§ Problem to solve
Quote, line for line, the entries from the first through the one containing "(hT) at (1032.5,48.5)". Pictures are left out.

§ Exercise material
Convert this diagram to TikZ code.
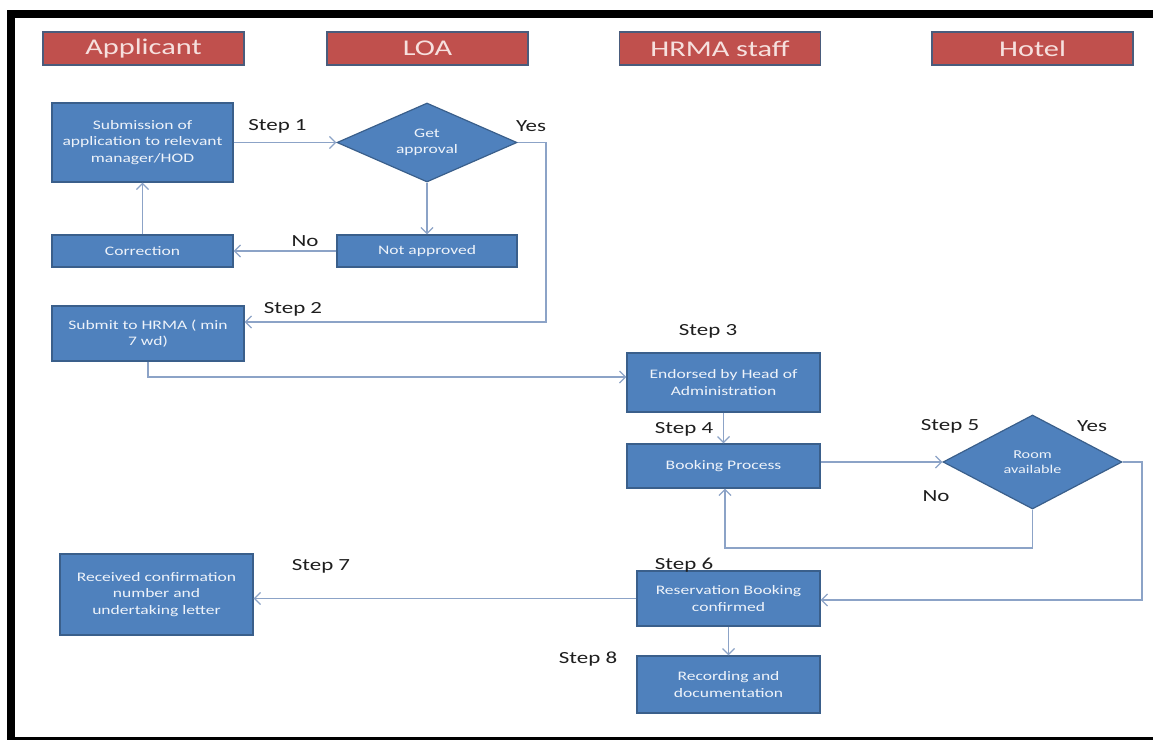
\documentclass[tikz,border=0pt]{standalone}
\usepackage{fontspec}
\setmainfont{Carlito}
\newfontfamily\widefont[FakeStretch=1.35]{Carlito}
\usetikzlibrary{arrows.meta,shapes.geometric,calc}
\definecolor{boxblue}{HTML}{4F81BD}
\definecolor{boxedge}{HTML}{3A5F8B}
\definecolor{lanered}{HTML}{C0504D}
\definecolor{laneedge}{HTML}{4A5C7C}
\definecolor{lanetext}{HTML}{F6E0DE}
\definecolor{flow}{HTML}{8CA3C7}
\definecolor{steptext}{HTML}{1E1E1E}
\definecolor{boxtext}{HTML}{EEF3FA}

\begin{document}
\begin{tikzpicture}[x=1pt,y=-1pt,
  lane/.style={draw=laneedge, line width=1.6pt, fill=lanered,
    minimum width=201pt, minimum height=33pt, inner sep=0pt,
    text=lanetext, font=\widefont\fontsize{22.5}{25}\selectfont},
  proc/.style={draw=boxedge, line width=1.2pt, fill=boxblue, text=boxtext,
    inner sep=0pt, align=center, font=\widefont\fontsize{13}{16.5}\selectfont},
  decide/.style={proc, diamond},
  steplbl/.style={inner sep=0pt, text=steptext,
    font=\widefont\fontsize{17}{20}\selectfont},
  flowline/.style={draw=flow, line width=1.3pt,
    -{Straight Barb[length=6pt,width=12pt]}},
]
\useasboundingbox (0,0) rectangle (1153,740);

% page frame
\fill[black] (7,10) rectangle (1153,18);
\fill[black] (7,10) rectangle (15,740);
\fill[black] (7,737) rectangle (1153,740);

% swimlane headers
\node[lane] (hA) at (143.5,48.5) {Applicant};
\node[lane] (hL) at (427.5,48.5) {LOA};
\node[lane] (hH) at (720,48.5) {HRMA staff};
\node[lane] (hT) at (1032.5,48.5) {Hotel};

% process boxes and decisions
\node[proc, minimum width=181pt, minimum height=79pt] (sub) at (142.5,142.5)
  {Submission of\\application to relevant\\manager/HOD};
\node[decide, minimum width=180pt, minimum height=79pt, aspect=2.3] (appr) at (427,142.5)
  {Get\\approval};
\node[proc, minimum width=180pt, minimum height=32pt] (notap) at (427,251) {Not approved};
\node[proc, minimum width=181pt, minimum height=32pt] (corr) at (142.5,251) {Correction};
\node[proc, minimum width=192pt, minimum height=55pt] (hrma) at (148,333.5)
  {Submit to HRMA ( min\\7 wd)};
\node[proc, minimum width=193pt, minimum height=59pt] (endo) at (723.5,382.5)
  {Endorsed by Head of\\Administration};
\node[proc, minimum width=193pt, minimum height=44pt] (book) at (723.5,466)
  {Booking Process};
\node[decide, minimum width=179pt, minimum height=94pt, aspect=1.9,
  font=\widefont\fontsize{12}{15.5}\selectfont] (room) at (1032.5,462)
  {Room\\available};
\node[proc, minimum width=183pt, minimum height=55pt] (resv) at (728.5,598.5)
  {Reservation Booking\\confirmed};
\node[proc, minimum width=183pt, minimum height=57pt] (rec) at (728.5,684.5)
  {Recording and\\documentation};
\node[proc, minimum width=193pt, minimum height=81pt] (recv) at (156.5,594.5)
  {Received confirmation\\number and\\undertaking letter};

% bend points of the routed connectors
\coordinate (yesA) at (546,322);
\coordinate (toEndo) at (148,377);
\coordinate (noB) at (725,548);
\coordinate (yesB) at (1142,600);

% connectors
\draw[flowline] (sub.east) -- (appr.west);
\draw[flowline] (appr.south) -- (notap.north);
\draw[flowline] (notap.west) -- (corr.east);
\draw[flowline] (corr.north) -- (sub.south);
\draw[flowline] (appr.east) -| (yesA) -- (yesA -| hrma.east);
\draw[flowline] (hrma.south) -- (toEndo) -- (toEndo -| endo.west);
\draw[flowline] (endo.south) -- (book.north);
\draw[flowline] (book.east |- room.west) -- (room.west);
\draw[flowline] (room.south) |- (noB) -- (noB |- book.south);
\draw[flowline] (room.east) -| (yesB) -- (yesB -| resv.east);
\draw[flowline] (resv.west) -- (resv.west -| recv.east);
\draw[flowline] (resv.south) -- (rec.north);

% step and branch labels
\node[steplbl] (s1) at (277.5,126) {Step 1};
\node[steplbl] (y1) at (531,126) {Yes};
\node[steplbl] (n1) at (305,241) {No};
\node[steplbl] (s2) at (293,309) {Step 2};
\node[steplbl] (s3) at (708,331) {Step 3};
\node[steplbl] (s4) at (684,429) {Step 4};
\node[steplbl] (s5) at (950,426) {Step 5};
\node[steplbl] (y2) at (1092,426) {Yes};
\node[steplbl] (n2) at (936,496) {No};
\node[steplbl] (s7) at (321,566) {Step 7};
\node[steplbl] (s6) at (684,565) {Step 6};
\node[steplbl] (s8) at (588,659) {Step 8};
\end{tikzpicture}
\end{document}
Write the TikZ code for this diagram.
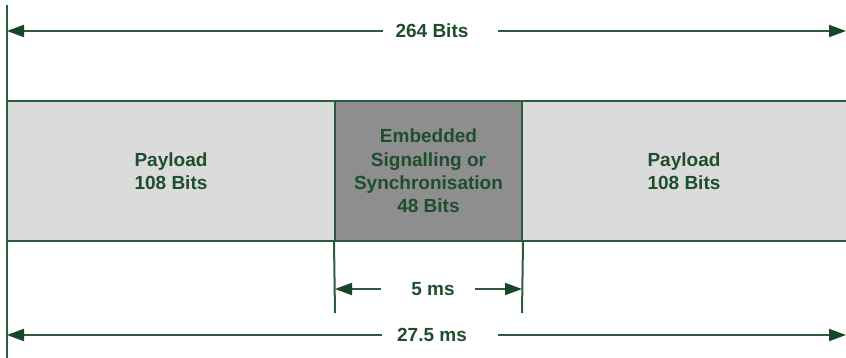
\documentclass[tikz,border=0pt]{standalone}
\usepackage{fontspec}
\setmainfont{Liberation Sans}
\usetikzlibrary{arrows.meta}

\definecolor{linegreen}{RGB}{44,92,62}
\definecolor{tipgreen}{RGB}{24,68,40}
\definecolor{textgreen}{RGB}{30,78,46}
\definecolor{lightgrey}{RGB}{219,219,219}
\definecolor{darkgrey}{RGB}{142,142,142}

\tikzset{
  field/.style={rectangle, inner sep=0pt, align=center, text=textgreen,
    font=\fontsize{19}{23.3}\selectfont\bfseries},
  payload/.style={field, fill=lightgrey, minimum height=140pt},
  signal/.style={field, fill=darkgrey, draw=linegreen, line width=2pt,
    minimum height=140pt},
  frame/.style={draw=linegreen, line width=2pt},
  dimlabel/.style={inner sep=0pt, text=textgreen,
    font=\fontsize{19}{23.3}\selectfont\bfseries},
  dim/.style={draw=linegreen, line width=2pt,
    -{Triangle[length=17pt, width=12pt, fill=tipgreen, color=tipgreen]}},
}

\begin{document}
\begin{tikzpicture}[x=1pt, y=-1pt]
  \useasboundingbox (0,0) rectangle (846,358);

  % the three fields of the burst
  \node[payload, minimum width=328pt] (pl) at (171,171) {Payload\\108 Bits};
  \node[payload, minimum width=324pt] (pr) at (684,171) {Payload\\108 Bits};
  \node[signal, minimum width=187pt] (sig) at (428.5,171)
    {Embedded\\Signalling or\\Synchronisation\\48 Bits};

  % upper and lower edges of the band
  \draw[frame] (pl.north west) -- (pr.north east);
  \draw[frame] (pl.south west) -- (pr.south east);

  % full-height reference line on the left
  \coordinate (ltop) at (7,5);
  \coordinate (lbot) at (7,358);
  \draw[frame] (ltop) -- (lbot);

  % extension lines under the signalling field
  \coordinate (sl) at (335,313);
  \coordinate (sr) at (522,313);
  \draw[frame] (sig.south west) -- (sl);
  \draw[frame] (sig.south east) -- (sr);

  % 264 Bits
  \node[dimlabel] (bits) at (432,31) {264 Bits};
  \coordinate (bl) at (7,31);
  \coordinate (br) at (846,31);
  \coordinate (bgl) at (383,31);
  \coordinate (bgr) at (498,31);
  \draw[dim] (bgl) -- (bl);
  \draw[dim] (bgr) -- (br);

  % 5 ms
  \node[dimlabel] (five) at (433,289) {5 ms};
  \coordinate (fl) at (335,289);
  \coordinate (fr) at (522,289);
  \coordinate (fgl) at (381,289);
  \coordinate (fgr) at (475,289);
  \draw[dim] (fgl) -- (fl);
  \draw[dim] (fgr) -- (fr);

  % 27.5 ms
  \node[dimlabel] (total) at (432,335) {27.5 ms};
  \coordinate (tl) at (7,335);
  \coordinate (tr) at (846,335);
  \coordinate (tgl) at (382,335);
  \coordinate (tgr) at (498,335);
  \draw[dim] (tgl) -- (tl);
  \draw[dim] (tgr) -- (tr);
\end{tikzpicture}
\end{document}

§ Answer for the task
Convert this diagram to TikZ code.
\documentclass[tikz,border=0pt]{standalone}
\usepackage{fontspec}
\setmainfont{Carlito}
\newfontfamily\widefont[FakeStretch=1.35]{Carlito}
\usetikzlibrary{arrows.meta,shapes.geometric,calc}
\definecolor{boxblue}{HTML}{4F81BD}
\definecolor{boxedge}{HTML}{3A5F8B}
\definecolor{lanered}{HTML}{C0504D}
\definecolor{laneedge}{HTML}{4A5C7C}
\definecolor{lanetext}{HTML}{F6E0DE}
\definecolor{flow}{HTML}{8CA3C7}
\definecolor{steptext}{HTML}{1E1E1E}
\definecolor{boxtext}{HTML}{EEF3FA}

\begin{document}
\begin{tikzpicture}[x=1pt,y=-1pt,
  lane/.style={draw=laneedge, line width=1.6pt, fill=lanered,
    minimum width=201pt, minimum height=33pt, inner sep=0pt,
    text=lanetext, font=\widefont\fontsize{22.5}{25}\selectfont},
  proc/.style={draw=boxedge, line width=1.2pt, fill=boxblue, text=boxtext,
    inner sep=0pt, align=center, font=\widefont\fontsize{13}{16.5}\selectfont},
  decide/.style={proc, diamond},
  steplbl/.style={inner sep=0pt, text=steptext,
    font=\widefont\fontsize{17}{20}\selectfont},
  flowline/.style={draw=flow, line width=1.3pt,
    -{Straight Barb[length=6pt,width=12pt]}},
]
\useasboundingbox (0,0) rectangle (1153,740);

% page frame
\fill[black] (7,10) rectangle (1153,18);
\fill[black] (7,10) rectangle (15,740);
\fill[black] (7,737) rectangle (1153,740);

% swimlane headers
\node[lane] (hA) at (143.5,48.5) {Applicant};
\node[lane] (hL) at (427.5,48.5) {LOA};
\node[lane] (hH) at (720,48.5) {HRMA staff};
\node[lane] (hT) at (1032.5,48.5) {Hotel};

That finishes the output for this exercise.